Ollama streaming response on ignition

I’m trying to integrate Ollama (a local LLM server) with Ignition’s Web Dev module to get real-time streaming responses instead of waiting for the full reply. My current script works fine with "stream": false using HttpURLConnection, but I can’t get "stream": true working. How can I safely implement asynchronous or streaming HTTP responses in Ignition so clients receive data progressively?

I'm confused.

WebDev is used to write HTTP APIs, for consumption by other HTTP clients.

If you're trying to talk to Ollama, presumably Ignition is the HTTP client (and Ollama is the API), so the WebDev module is not involved.

Assuming I'm not completely misunderstanding you, then what you want is system.net.httpClient (not HttpURLConnection - that API is unpleasant to use). If you use system.net.httpClient().getJavaClient() you get access to the underlying java.net.HttpClient.
You can invoke an HTTP request manually and provide your own "body handler" that does whatever you want with the input response; see BodyHandlers.

This is a case where an LLM would actually probably do okay, with guardrails - ask your LLM de jure for a Jython script, using Python 2.7 syntax, preferring Java imports, that uses Java's standard library net httpclient to consume a streaming response.

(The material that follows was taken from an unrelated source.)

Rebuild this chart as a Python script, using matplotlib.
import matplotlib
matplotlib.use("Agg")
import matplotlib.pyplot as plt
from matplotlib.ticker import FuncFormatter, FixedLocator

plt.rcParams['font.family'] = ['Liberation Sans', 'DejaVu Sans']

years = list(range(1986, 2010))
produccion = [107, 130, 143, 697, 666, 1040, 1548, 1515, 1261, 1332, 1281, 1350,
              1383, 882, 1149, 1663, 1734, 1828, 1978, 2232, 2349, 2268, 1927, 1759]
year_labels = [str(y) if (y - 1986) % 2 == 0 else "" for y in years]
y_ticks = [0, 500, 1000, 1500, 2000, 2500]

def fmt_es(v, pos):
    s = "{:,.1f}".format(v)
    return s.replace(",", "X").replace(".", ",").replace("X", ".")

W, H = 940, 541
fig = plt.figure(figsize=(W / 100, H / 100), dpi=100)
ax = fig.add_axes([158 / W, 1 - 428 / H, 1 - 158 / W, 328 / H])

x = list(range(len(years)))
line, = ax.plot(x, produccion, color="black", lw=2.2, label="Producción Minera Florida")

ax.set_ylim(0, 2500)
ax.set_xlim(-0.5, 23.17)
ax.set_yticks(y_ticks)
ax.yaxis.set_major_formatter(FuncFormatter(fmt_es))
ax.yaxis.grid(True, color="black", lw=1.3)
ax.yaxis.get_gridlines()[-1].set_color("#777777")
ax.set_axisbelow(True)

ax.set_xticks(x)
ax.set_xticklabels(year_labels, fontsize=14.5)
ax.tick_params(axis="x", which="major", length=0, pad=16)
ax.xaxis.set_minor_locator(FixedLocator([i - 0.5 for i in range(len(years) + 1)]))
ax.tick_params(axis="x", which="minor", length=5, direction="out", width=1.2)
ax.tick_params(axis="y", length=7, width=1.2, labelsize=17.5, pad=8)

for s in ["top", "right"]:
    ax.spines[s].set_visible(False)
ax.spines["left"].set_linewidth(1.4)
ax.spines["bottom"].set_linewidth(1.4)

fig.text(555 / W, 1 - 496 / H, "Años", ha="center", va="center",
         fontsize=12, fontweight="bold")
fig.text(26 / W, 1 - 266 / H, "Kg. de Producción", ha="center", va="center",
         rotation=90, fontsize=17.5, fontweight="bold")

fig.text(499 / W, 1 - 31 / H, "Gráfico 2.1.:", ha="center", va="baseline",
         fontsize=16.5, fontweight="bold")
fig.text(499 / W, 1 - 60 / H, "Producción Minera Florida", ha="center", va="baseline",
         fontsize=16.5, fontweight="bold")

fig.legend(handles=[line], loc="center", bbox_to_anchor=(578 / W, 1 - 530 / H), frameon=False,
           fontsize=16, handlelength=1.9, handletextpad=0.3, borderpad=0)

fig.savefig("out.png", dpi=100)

I don't know anything about Ollama's API or how it separates chunks of data - that will be another thing for you to figure out.

Good luck.

4 Likes

Thanks for response,

The main underlying issue is Java’s HttpClient.send() is blocking — it waits until the full response is complete before returning control to Jython.

  • It buffers the response internally.

  • You get all the lines after the HTTP connection closes.

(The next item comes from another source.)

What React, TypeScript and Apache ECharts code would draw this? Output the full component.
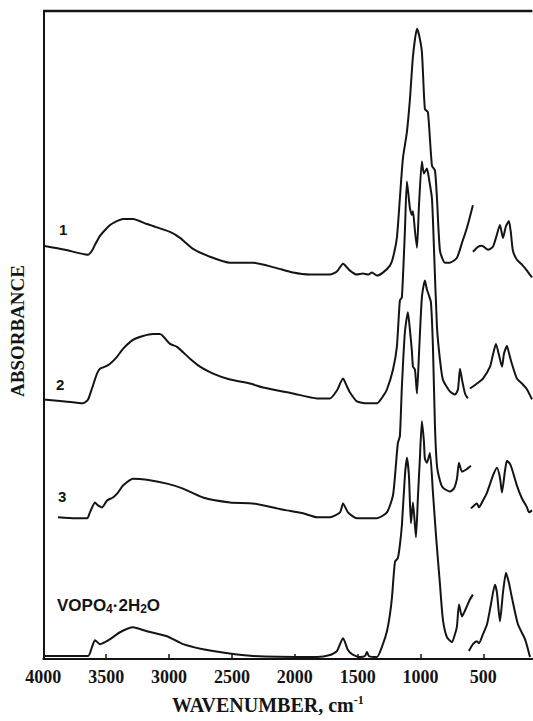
import React, { useEffect, useRef } from "react";
import * as echarts from "echarts";

// Tick labels of the wavenumber axis (cm-1)
const TICKS = [4000, 3500, 3000, 2500, 2000, 1500, 1000, 500];

// Each spectrum: [wavenumber (cm-1), absorbance (arbitrary, offset)]
// mid-IR part and far-IR part are recorded separately (break near 600 cm-1)
const s1Mid = [
  [4000, 4.17], [3827, 4.13], [3644, 4.08], [3613, 4.12], [3589, 4.18], [3549, 4.27],
  [3509, 4.33], [3469, 4.38], [3430, 4.41], [3366, 4.44], [3287, 4.44], [3176, 4.39],
  [3127, 4.37], [2992, 4.31], [2913, 4.25], [2809, 4.14], [2674, 4.06], [2515, 4.0],
  [2332, 4.0], [2157, 3.95], [2014, 3.9], [1879, 3.88], [1720, 3.88], [1665, 3.91],
  [1616, 3.99], [1561, 3.92], [1506, 3.88], [1458, 3.89], [1418, 3.88], [1386, 3.9],
  [1347, 3.87], [1299, 3.9], [1243, 3.97], [1219, 4.05], [1188, 4.25], [1164, 4.65],
  [1140, 5.05], [1108, 5.32], [1084, 5.65], [1060, 6.08], [1028, 6.36], [1012, 6.3],
  [989, 6.13], [965, 5.55], [941, 5.52], [909, 4.98], [885, 4.93], [869, 4.65],
  [845, 4.12], [806, 4.0], [766, 4.0], [710, 4.05], [670, 4.2], [631, 4.35], [583, 4.58],
];
const s1Far = [
  [583, 4.11], [543, 4.16], [511, 4.17], [463, 4.13], [424, 4.16], [400, 4.25],
  [368, 4.38], [344, 4.25], [320, 4.37], [297, 4.42], [281, 4.3], [265, 4.12],
  [233, 4.03], [193, 3.98], [153, 3.92], [113, 3.85],
];

const s2Mid = [
  [4000, 2.62], [3827, 2.6], [3684, 2.58], [3644, 2.62], [3613, 2.73], [3573, 2.88],
  [3549, 2.93], [3509, 2.95], [3469, 2.98], [3414, 3.05], [3366, 3.13], [3287, 3.22],
  [3207, 3.26], [3127, 3.28], [3072, 3.28], [2992, 3.18], [2936, 3.15], [2833, 3.03],
  [2754, 2.95], [2650, 2.88], [2515, 2.82], [2356, 2.78], [2252, 2.74], [2014, 2.68],
  [1823, 2.63], [1720, 2.63], [1665, 2.71], [1616, 2.83], [1585, 2.75], [1561, 2.69],
  [1506, 2.6], [1426, 2.58], [1347, 2.58], [1299, 2.65], [1267, 2.72], [1219, 2.92],
  [1188, 3.15], [1164, 3.62], [1148, 3.65], [1124, 4.32], [1108, 4.82], [1084, 4.55],
  [1068, 4.48], [1060, 4.52], [1044, 4.32], [1028, 4.15], [1012, 4.58], [989, 5.02],
  [973, 4.9], [949, 4.95], [933, 4.85], [909, 4.65], [893, 4.15], [869, 3.35],
  [845, 3.02], [822, 2.82], [766, 2.7], [726, 2.67], [702, 2.72], [686, 2.93],
  [670, 2.82], [646, 2.68], [623, 2.63],
];
const s2Far = [
  [607, 2.73], [583, 2.75], [551, 2.78], [503, 2.83], [447, 2.95], [424, 3.07],
  [400, 3.18], [376, 3.07], [352, 2.95], [336, 3.08], [312, 3.16], [297, 3.09],
  [273, 2.98], [233, 2.83], [193, 2.78], [153, 2.72], [113, 2.62],
];

const s3Mid = [
  [3883, 1.43], [3747, 1.42], [3652, 1.42], [3629, 1.48], [3589, 1.58], [3565, 1.55],
  [3533, 1.53], [3493, 1.6], [3446, 1.63], [3406, 1.68], [3366, 1.75], [3287, 1.82],
  [3176, 1.81], [3016, 1.77], [2889, 1.72], [2730, 1.63], [2515, 1.58], [2332, 1.57],
  [2141, 1.52], [2062, 1.5], [1934, 1.47], [1823, 1.43], [1720, 1.43], [1640, 1.48],
  [1616, 1.57], [1577, 1.48], [1506, 1.42], [1347, 1.42], [1267, 1.48], [1219, 1.65],
  [1196, 1.95], [1180, 2.18], [1164, 2.25], [1148, 2.75], [1124, 3.3], [1100, 3.5],
  [1084, 3.32], [1068, 3.1], [1060, 2.95], [1044, 2.92], [1028, 2.68], [1012, 3.08],
  [989, 3.65], [965, 3.82], [949, 3.73], [933, 3.67], [917, 3.6], [901, 3.15],
  [885, 2.35], [869, 1.95], [845, 1.8], [822, 1.73], [766, 1.69], [734, 1.72],
  [710, 1.82], [694, 1.98], [670, 1.89], [639, 1.91], [599, 1.95],
];
const s3Far = [
  [599, 1.52], [551, 1.57], [535, 1.53], [503, 1.6], [471, 1.68], [424, 1.85],
  [392, 1.93], [368, 1.83], [352, 1.68], [328, 1.9], [312, 2.0], [289, 1.97],
  [273, 1.92], [233, 1.75], [193, 1.62], [153, 1.53], [137, 1.48], [113, 1.5],
];

const s4Mid = [
  [4000, 0.03], [3644, 0.03], [3613, 0.12], [3589, 0.19], [3549, 0.15], [3509, 0.17],
  [3469, 0.2], [3390, 0.27], [3287, 0.32], [3176, 0.28], [3016, 0.23], [2889, 0.15],
  [2650, 0.08], [2332, 0.03], [1823, 0.02], [1720, 0.04], [1665, 0.08], [1616, 0.21],
  [1577, 0.09], [1545, 0.05], [1482, 0.02], [1442, 0.03], [1426, 0.07], [1410, 0.03],
  [1347, 0.02], [1299, 0.15], [1267, 0.28], [1243, 0.45], [1227, 0.62], [1203, 0.98],
  [1180, 1.02], [1164, 1.15], [1148, 1.35], [1124, 1.85], [1108, 2.03], [1092, 1.85],
  [1076, 1.37], [1060, 1.58], [1036, 1.23], [1020, 1.65], [1005, 2.02], [989, 2.4],
  [973, 2.2], [965, 2.02], [949, 1.98], [925, 2.08], [901, 1.68], [877, 1.25],
  [845, 0.75], [822, 0.4], [790, 0.22], [750, 0.17], [726, 0.25], [710, 0.33],
  [694, 0.55], [670, 0.43], [639, 0.51], [607, 0.6], [583, 0.65],
];
const s4Far = [
  [615, 0.08], [583, 0.15], [551, 0.18], [535, 0.16], [503, 0.25], [471, 0.35],
  [440, 0.55], [408, 0.75], [392, 0.67], [368, 0.38], [344, 0.67], [320, 0.87],
  [297, 0.77], [273, 0.62], [225, 0.35], [169, 0.2], [129, 0.02],
];

const SEGMENTS = [
  { name: "1", data: s1Mid }, { name: "1", data: s1Far },
  { name: "2", data: s2Mid }, { name: "2", data: s2Far },
  { name: "3", data: s3Mid }, { name: "3", data: s3Far },
  { name: "VOPO4·2H2O", data: s4Mid }, { name: "VOPO4·2H2O", data: s4Far },
];

const INK = "#141414";
const SERIF = "'Liberation Serif', 'DejaVu Serif', serif";
const SANS = "'Liberation Sans', Arial, sans-serif";

export default function App() {
  const ref = useRef<HTMLDivElement>(null);
  useEffect(() => {
    if (!ref.current) return;
    const chart = echarts.init(ref.current, undefined, { renderer: "svg" });
    const labelStyle = (text: string) => ({
      text,
      fill: INK,
      fontFamily: SANS,
      fontWeight: "bold",
      fontSize: 15,
      verticalAlign: "middle",
      align: "left",
    });
    chart.setOption({
      animation: false,
      backgroundColor: "#ffffff",
      grid: { left: 43.3, right: 0.6, top: 11, bottom: 56 },
      xAxis: {
        type: "value",
        inverse: true,
        min: 110,
        max: 4000,
        axisLine: { show: true, onZero: false, lineStyle: { color: INK, width: 2 } },
        axisTick: {
          show: true,
          inside: true,
          length: 5,
          customValues: TICKS,
          lineStyle: { color: INK, width: 1.5 },
        },
        axisLabel: {
          customValues: TICKS,
          formatter: (v: number) => String(v),
          margin: 9,
          color: INK,
          fontFamily: SERIF,
          fontWeight: "bold",
          fontSize: 18,
        },
        splitLine: { show: false },
        name: "WAVENUMBER, cm{sup|-1}",
        nameLocation: "middle",
        nameGap: 35,
        nameTextStyle: {
          color: INK,
          fontFamily: SERIF,
          fontWeight: "bold",
          fontSize: 20,
          lineHeight: 22,
          padding: [0, 40, 0, 0],
          rich: {
            sup: {
              color: INK,
              fontFamily: SERIF,
              fontWeight: "bold",
              fontSize: 12,
              lineHeight: 12,
              verticalAlign: "top",
            },
          },
        },
      },
      yAxis: {
        type: "value",
        min: 0,
        max: 6.54,
        axisLine: { show: true, onZero: false, lineStyle: { color: INK, width: 2 } },
        axisTick: { show: false },
        axisLabel: { show: false },
        splitLine: { show: false },
        name: "ABSORBANCE",
        nameLocation: "middle",
        nameGap: 16,
        nameTextStyle: {
          color: INK,
          fontFamily: SERIF,
          fontWeight: "bold",
          fontSize: 19,
          padding: [0, 0, 0, 8],
        },
      },
      series: [
        ...SEGMENTS.map((s) => ({
          type: "line",
          name: s.name,
          data: s.data,
          showSymbol: false,
          smooth: 0.2,
          lineStyle: { color: INK, width: 2 },
          silent: true,
        })),
        {
          // top frame line of the plot, drawn along the y-axis maximum
          type: "line",
          name: "frame",
          data: [
            [4000, 6.54],
            [110, 6.54],
          ],
          showSymbol: false,
          clip: false,
          lineStyle: { color: INK, width: 2.5 },
          silent: true,
        },
      ],
      graphic: [
        { type: "text", x: 59, y: 229, style: labelStyle("1") },
        { type: "text", x: 56, y: 384, style: labelStyle("2") },
        { type: "text", x: 58, y: 496, style: labelStyle("3") },
        {
          type: "text",
          x: 57,
          y: 605,
          style: {
            text: "VOPO{s|4}·2H{s|2}O",
            fill: INK,
            fontFamily: SANS,
            fontWeight: "bold",
            fontSize: 17,
            lineHeight: 20,
            verticalAlign: "middle",
            align: "left",
            rich: {
              s: {
                fill: INK,
                fontFamily: SANS,
                fontWeight: "bold",
                fontSize: 12,
                lineHeight: 12,
                verticalAlign: "bottom",
              },
            },
          },
        },
      ],
    });
    return () => chart.dispose();
  }, []);
  return (
    <div
      ref={ref}
      style={{ position: "absolute", left: 0, top: 0, width: 533, height: 721 }}
    />
  );
}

  • So you can iterate over resp.body() — but that’s post-stream, not while the stream is coming in.


What True Streaming Would Require

To get actual live streaming (i.e., each chunk arrives as soon as Ollama emits it), you must:

  1. Use sendAsync() instead of send(), and

  2. Provide a custom body subscriber that processes chunks as they come in.

For example (in Java):

client.sendAsync(request, HttpResponse.BodyHandlers.ofInputStream())
    .thenAccept(response -> {
        InputStream is = response.body();
        // read from InputStream continuously
    });

But…

:warning: Ignition’s Jython (2.7 + JVM sandbox) cannot easily consume async Java Futures or attach reactive callbacks.

So, i need a Java thread that continuously reads the InputStream and prints chunks as they arrive
Thanks!

I'm not going to debate further with your large language model.

Anything you can write in Java you can write in Jython. You can absolutely consume a streaming response via Jython, by translating that exact same Java code you have into Jython.

7 Likes

Thanks a lot for the documentation of java.net.HttpClient it helped me connect to my server with streaming response.

thanks again for help!

1 Like